LTC James E. Rudder Plaque - Pointe du Hoc
On an inside wall in the visitor center.
A rectangular bronze plaque bearing the State of Texas seal followed by the commemoration message. In November 1988, Governor Clements placed a plaque at Pointe du Hoc to commemorate the 1944 seizure by Texan Lt. Col. James Earl Rudder and the U.S. Army’s 2nd Ranger Battalion of German artillery on the cliff.
LTC Rudder’s U.S. Army Rangers stormed the beach at Pointe du Hoc, scaling 100-ft (30-m) cliffs under enemy fire to reach and destroy a German gun battery. The battalion's casualty rate for this perilous mission was greater than 50%. Rudder himself was wounded twice during the course of the fighting. By the time of preparations for D-Day, the Wehrmacht-run battery at the top of the Pointe was marked on the Allied D-Day maps as a Rangers D-Day target - confirmed in records found in the early 21st century. By the time of the invasion, Pointe du Hoc's artillery pieces had been moved to another nearby site, replaced by telephone poles. By 0900 hours on D-Day, a two man patrol from the Rangers located the Pointe's missing guns. Sergeant Lomell and Staff Sgt. Jack E. Kuhn, using thermite grenades, disabled two of the five artillery pieces and destroyed the sighting mechanism of another. While retrieving more grenades to finish the job, a second patrol, lead by Staff Sgt. Frank A. Rupinski, also located the artillery pieces, and disabled the remainder using thermite grenades. They started a fire in the powder charges and left the area, accomplishing the goal of destroying the artillery pieces that had been targeted at Utah Beach, but were also in range of Omaha Beach.
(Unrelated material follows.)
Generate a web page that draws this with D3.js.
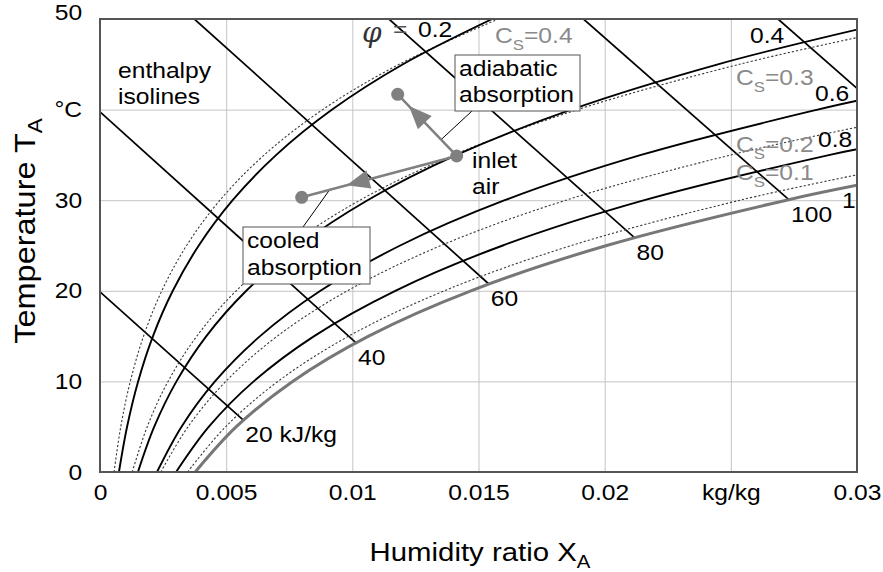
<!DOCTYPE html>
<html><head><meta charset="utf-8">
<script src="https://cdn.jsdelivr.net/npm/d3@7"></script>
<style>body{margin:0;background:#fff}svg{display:block}text{font-family:"Liberation Sans",Arial,sans-serif}</style>
</head><body><svg id="c" width="883" height="572"></svg>
<script>
// ---------- data ----------
const xTicks=[0,0.005,0.01,0.015,0.02,0.025,0.03];
const xTickLabels=["0","0.005","0.01","0.015","0.02","kg/kg","0.03"];
const yTicks=[0,10,20,30,40,50];
const yTickLabels=["0","10","20","30","°C","50"];

// relative humidity isolines (T in °C, X in kg/kg)
const T_rh02=[0,5,10,15,20,25,30,35,40,45,50];
const X_rh02=[0.000751,0.001073,0.001511,0.002100,0.002885,0.003915,0.005257,0.006987,0.009200,0.012007,0.015544];
const T_rh04=[0,5,10,15,20,25,30,35,40,45,48.83];
const X_rh04=[0.001504,0.002150,0.003030,0.004215,0.005797,0.007880,0.010604,0.014133,0.018675,0.024488,0.0300];
const T_rh06=[0,5,10,15,20,25,30,35,40,40.98];
const X_rh06=[0.002259,0.003231,0.004556,0.006344,0.008736,0.011895,0.016042,0.021444,0.028440,0.0300];
const T_rh08=[0,5,10,15,20,25,30,35,35.62];
const X_rh08=[0.003016,0.004315,0.006090,0.008487,0.011703,0.015962,0.021575,0.028924,0.0300];
const T_rh10=[0,5,10,15,20,25,30,31.64];
const X_rh10=[0.003775,0.005403,0.007631,0.010646,0.014698,0.020082,0.027205,0.0300];

// solution concentration isolines (dotted)
const T_cs04=[0,5,10,15,20,25,30,35,40,45,50];
const X_cs04=[0.000556,0.000823,0.001201,0.001727,0.002450,0.003433,0.004754,0.006511,0.008826,0.011855,0.015784];
const T_cs03=[0,5,10,15,20,25,30,35,40,45,47.95];
const X_cs03=[0.001278,0.001871,0.002697,0.003838,0.005397,0.007496,0.010305,0.014027,0.018925,0.025339,0.0300];
const T_cs02=[0,5,10,15,20,25,30,35,38.05];
const X_cs02=[0.002411,0.003490,0.004985,0.007028,0.009801,0.013515,0.018465,0.025013,0.0300];
const T_cs01=[0,5,10,15,20,25,30,32.8];
const X_cs01=[0.003471,0.004981,0.007052,0.009861,0.013646,0.018686,0.025364,0.0300];

// enthalpy isolines (kJ/kg)
const hLabels=["20 kJ/kg","40","60","80","100",""];
const hStartX=[0,0,0.003739,0.011450,0.019160,0.026870];
const hStartT=[19.88,39.76,50,50,50,50];
const hEndX=[0.00568,0.01015,0.01541,0.02118,0.02731,0.0300];
const hEndT=[5.72,14.26,20.75,25.86,30.03,42.35];

// process states [X, T]
const inletAir=[0.014136,34.88];
const adiabaticEnd=[0.011798,41.69];
const cooledEnd=[0.007993,30.32];

// ---------- chart ----------
const svg=d3.select("#c");
const L=100,R=857,TOP=19,BOT=472;
const x=d3.scaleLinear().domain([0,0.03]).range([L,R]);
const y=d3.scaleLinear().domain([0,50]).range([BOT,TOP]);
const SX=1.12;

svg.append("defs").append("clipPath").attr("id","clip")
  .append("rect").attr("x",L).attr("y",TOP).attr("width",R-L).attr("height",BOT-TOP);

// grid + tick labels via axes
const gx=svg.append("g").attr("transform",`translate(0,${BOT})`)
  .call(d3.axisBottom(x).tickValues(xTicks).tickFormat((d,i)=>xTickLabels[i]).tickSize(-(BOT-TOP)).tickPadding(12));
const gy=svg.append("g").attr("transform",`translate(${L},0)`)
  .call(d3.axisLeft(y).tickValues(yTicks).tickFormat((d,i)=>yTickLabels[i]).tickSize(-(R-L)).tickPadding(16));
[gx,gy].forEach(g=>{
  g.select(".domain").remove();
  g.selectAll("line").attr("stroke","#c4c4c4").attr("stroke-width",1);
  g.selectAll("text").attr("fill","#000").style("font-size","22px")
    .attr("transform",`scale(${SX},1)`);
});
gy.selectAll(".tick").filter(d=>d===50).select("text").attr("dy","0.0em");

const plot=svg.append("g").attr("clip-path","url(#clip)");
const line=d3.line().x(d=>x(d[1])).y(d=>y(d[0])).curve(d3.curveCatmullRom.alpha(0.5));
const pts=(T,X)=>T.map((t,i)=>[t,X[i]]);

// enthalpy lines
hStartX.forEach((sx,i)=>{
  plot.append("line").attr("x1",x(sx)).attr("y1",y(hStartT[i]))
    .attr("x2",x(hEndX[i])).attr("y2",y(hEndT[i]))
    .attr("stroke","#000").attr("stroke-width",1.7);
});

// dotted concentration lines
[[T_cs04,X_cs04],[T_cs03,X_cs03],[T_cs02,X_cs02],[T_cs01,X_cs01]].forEach(([T,X])=>{
  plot.append("path").attr("d",line(pts(T,X))).attr("fill","none")
    .attr("stroke","#3a3a3a").attr("stroke-width",1.1).attr("stroke-dasharray","2.2,2");
});
// relative humidity lines
[[T_rh02,X_rh02],[T_rh04,X_rh04],[T_rh06,X_rh06],[T_rh08,X_rh08]].forEach(([T,X])=>{
  plot.append("path").attr("d",line(pts(T,X))).attr("fill","none")
    .attr("stroke","#000").attr("stroke-width",1.9);
});
plot.append("path").attr("d",line(pts(T_rh10,X_rh10))).attr("fill","none")
  .attr("stroke","#777").attr("stroke-width",3);

// frame
svg.append("rect").attr("x",L).attr("y",TOP).attr("width",R-L).attr("height",BOT-TOP)
  .attr("fill","none").attr("stroke","#555").attr("stroke-width",2);

// text helper
function txt(px,py,parts,opt={}){
  const t=svg.append("text").attr("transform",`translate(${px},${py})${opt.rot?` rotate(${opt.rot})`:""} scale(${opt.sx||SX},1)`)
    .attr("text-anchor",opt.anchor||"start").attr("fill",opt.fill||"#000")
    .style("font-size",(opt.size||22)+"px");
  if(typeof parts==="string") parts=[[parts]];
  parts.forEach(p=>{
    const s=t.append("tspan").text(p[0]);
    if(p[1]) s.style("font-size",p[1]+"px");
    if(p[2]) s.attr("dy",p[2]);
    if(p[3]) s.style("font-family",p[3]).style("font-style","italic");
  });
  return t;
}

// enthalpy labels
hLabels.forEach((lab,i)=>{ if(lab) txt(x(hEndX[i])+2,y(hEndT[i])+22,lab); });

// rh labels
txt(362,42,[["φ",28,0,"DejaVu Serif"]],{fill:"#333",sx:1});
txt(393,37,"=",{fill:"#555"});
txt(418,37,"0.2");
txt(750,43,"0.4");
txt(815,101,"0.6");
txt(818,147,"0.8");
txt(842,208,"1");

// concentration labels
const grey="#8a8a8a";
txt(495,43,[["C"],["S",15,7],["=0.4",22,-7]],{fill:grey});
txt(736,85,[["C"],["S",15,7],["=0.3",22,-7]],{fill:grey});
txt(736,152,[["C"],["S",15,7],["=0.2",22,-7]],{fill:grey});
txt(736,180,[["C"],["S",15,7],["=0.1",22,-7]],{fill:grey});

// other labels
txt(118,78,"enthalpy");
txt(118,104,"isolines");

// process
const P=d=>[x(d[0]),y(d[1])];
const pin=P(inletAir);
function proc(endD,tipFrac,leadFrac,boxPt){
  const pe=P(endD);
  const dx=pe[0]-pin[0],dy=pe[1]-pin[1],len=Math.hypot(dx,dy),ux=dx/len,uy=dy/len;
  svg.append("line").attr("x1",pin[0]+dx*leadFrac).attr("y1",pin[1]+dy*leadFrac)
    .attr("x2",boxPt[0]).attr("y2",boxPt[1]).attr("stroke","#000").attr("stroke-width",1);
  svg.append("line").attr("x1",pin[0]).attr("y1",pin[1]).attr("x2",pe[0]).attr("y2",pe[1])
    .attr("stroke","#808080").attr("stroke-width",2.5);
  const tip=[pin[0]+dx*tipFrac,pin[1]+dy*tipFrac];
  const bc=[tip[0]-ux*23,tip[1]-uy*23];
  const hw=9.5;
  svg.append("path").attr("d",`M${tip}L${bc[0]-uy*hw},${bc[1]+ux*hw}L${bc[0]+uy*hw},${bc[1]-ux*hw}Z`)
    .attr("fill","#808080");
  svg.append("circle").attr("cx",pe[0]).attr("cy",pe[1]).attr("r",6.5).attr("fill","#808080");
}
proc(adiabaticEnd,0.81,0.265,[472,111]);
proc(cooledEnd,0.71,0.82,[303,227]);
svg.append("circle").attr("cx",pin[0]).attr("cy",pin[1]).attr("r",6.5).attr("fill","#808080");

// annotation boxes
svg.append("rect").attr("x",455).attr("y",55).attr("width",125).attr("height",56)
  .attr("fill","#fff").attr("stroke","#555").attr("stroke-width",1);
txt(459,76,"adiabatic");
txt(459,102,"absorption");
svg.append("rect").attr("x",243).attr("y",227).attr("width",127).attr("height",57)
  .attr("fill","#fff").attr("stroke","#555").attr("stroke-width",1);
txt(247,248,"cooled");
txt(247,275,"absorption");
txt(472,168,"inlet");
txt(472,194,"air");

// axis titles
txt(480,561,[["Humidity ratio X"],["A",18,7]],{anchor:"middle",size:26,sx:1.13});
txt(35,231,[["Temperature T"],["A",20,7]],{anchor:"middle",size:29,sx:1.12,rot:-90});
</script></body></html>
Rudder ordered his men to dig in, and they fought off German counterattacks for two days until relieved. His men and he helped to successfully establish a beachhead for the Allied forces. The siege was replicated in the 1962 epic film The Longest Day.
Source of information: www.clementscenter.org, en.wikipedia.org
ON JUNE 6, 1944, LT. COL. JAMES EARL
RUDDER (1910-1970), A NATIVE TEXAN, LED
COMPANIES D, E, AND F OF THE UNITED
STATES ARMY’S 2ND RANGER BATTALION
IN THE CAPTURE AND NEUTRALIZATION
OF THE GERMAN COASTAL BATTERY AT
POINTE DU HOC. ACCOMPLISHMENT OF THE
MISSION, WHICH INCLUDED SCALING THE
POINT’S ROCKY CLIFF, WAS SEEN AS CRUCIAL
TO THE SUCCESS OF THE ALLIED FORCES’
INVASION OF NORMANDY AND EVENTUAL
LIBERATION OF FRANCE. THE ORIGINAL
225 RUDDER’S RANGERS FOUGHT TWO
AND ONE HALF DAYS BEFORE RELIEF. 90 MEN
SURVIVED THE MISSION.
PRESENTED BY GOVERNOR WILLIAM P. CLEMENTS JR.